Nous voici donc en Juillet 1982. Depuis quelque temps déjà,
nous fréquentons un couple de collègues de marché. Des gens très sympathiques.
Lui, méridional, avec la tchatche qui va avec. Ancien représentant de commerce.
Un physique de gorille. Je veux dire de garde du corps, pas de primate. Avec le
goût pour la castagne qui va avec. Elle frêle blonde. Famille recomposée. Deux
enfants du côté de la mère. Ils sont un peu plus âgés que nous. On s’entend sur
l’essentiel : la bonne bouffe et les bonnes bouteilles. Et on cause, on
rêve de bouclard, comme on appelle les magasins dans le jargon)...
Parce que les marchés, comme aventure, il y a mieux. Une
fois qu’on s’est fait ses places, qu’on a plus à courir derrière le placardier,
à part déballer, vendre et remballer il ne se passe plus grand-chose. Il y a
bien la pluie qui chasse le chaland et abîme la came, le froid qui vous fait
rentrer la tête dans les épaules et gèle les pébroques, la neige qui rentre
partout, la canicule qui vous entraîne au bistrot et vous fait rentrer avec une
demie soupe, mais à part l’inconfort c’est quand même la routine. Et puis c’est bien beau d’abandonner un
boulot de fonctionnaire mais ça a pour corolaire la perte du salaire y
afférent. Curieusement, les clients ne viennent pas spontanément compenser ce
manque à gagner. Le monde est injuste, on ne le répétera jamais assez. Il faut
donc songer à évoluer.
Le soir du 14 juillet, après une journée de bombance nous étions
descendus à Amboise voir le feu d’artifice. Comme j’étais crevé, je restai roupiller
dans la voiture tandis que ma femme et nos amis allaient s’émerveiller devant
la belle bleue, la belle verte, la belle jaune et la belle rouge avant de se
pâmer sur le bouquet final. Voilà-t-il pas que je me trouve tiré de mon sommeil
par trois hilares qui disent avoir trouvé un bouclard ! C’est rude comme
réveil.
En revenant du feu, ils avaient vu qu’un ancien garage situé
sur l’artère principale, non loin du château, était à louer. Une royale ! Dans
mon demi-sommeil, j’avoue que leur enthousiasme m’inquiétait un peu…

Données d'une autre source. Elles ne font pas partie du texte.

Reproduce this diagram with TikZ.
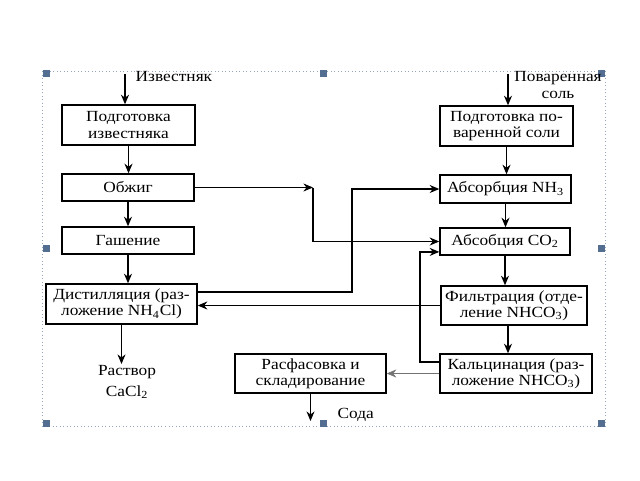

Nous nous renseignâmes sur le prix de la chose. Il en
voulait beaucoup, le propriétaire. Il y avait pas mal de travaux à effectuer. Mais pour qui s’emballe, rien n’est obstacle.
A trois contre un, la lutte était inégale. Ainsi commença notre projet d’association.
Normalement, avec ce que nous avions de côté et 50 000 F que j’empruntai à
mes parents, ça devait faire la rue Michel. Comme au-dessus du magasin se
trouvait un appartement faisant partie du lot et que nous n’avions aucune raison
de rester au fin fond de la cambrousse, nous le louerions à la société, ce qui
diminuerait d’autant la charge du loyer. Léon nous avancerait la came qui
complémenterait nos stocks. Comme sur des roulettes, je vous le dis…
A part que les roulettes allaient coincer. Mon associé était
un optimiste. Du genre qui évalue mal les dépenses à prévoir mais que le retour
à la réalité n’affecte pas. « Ah, y’en
a pour le double ? Qu’importe ? » Pour moi, ça importait. Vu que
je ne pouvais pas suivre. Si la famille de sa femme était généreuse, de mon
côté je savais que ma mère- fourmi n’était pas prêteuse (un de ses moindres
défauts) et que je n’avais pas tellement envie de quémander. Du coup, au fur et
à mesure que s’élevait la note notre part dans l’association diminuait. Au
rythme ou c’était parti, nous allions devenir TRÈS minoritaires. Ce qui ne me
plaisait pas, mais pas du tout. Je n’avais pas choisi la liberté pour devenir l’esclave
d’autres si sympathiques fussent-ils. D’ailleurs ma sympathie fondait comme
neige en canicule. De plus, je me trouvais faire les marchés tout seul, ma
femme travaillant aux préparatifs d’ouverture. Ce n’était pas non plus ce que j’attendais.
La tension monta jusqu’à la rupture qui au bout de deux mois devint inévitable.
Nous reprîmes nos billes.
Nous nous retrouvâmes donc avec quelques sous et une envie
de monter un bouclard. Mais où ? Il nous fallait une ville moyenne où les
commerces de notre type n’existaient pas. La préfecture de l’Indre s’imposa. A
la gare de cette charmante cité on entendait à l’arrivée des trains : « Châteauroux,
Châteauroux, trois minutes d’arrêt ». Selon moi, c’est tout ce que la
ville mérite. Nous devions y rester plus de six ans ensemble. Mon ex-femme y
demeure encore plus ou moins trente ans plus tard.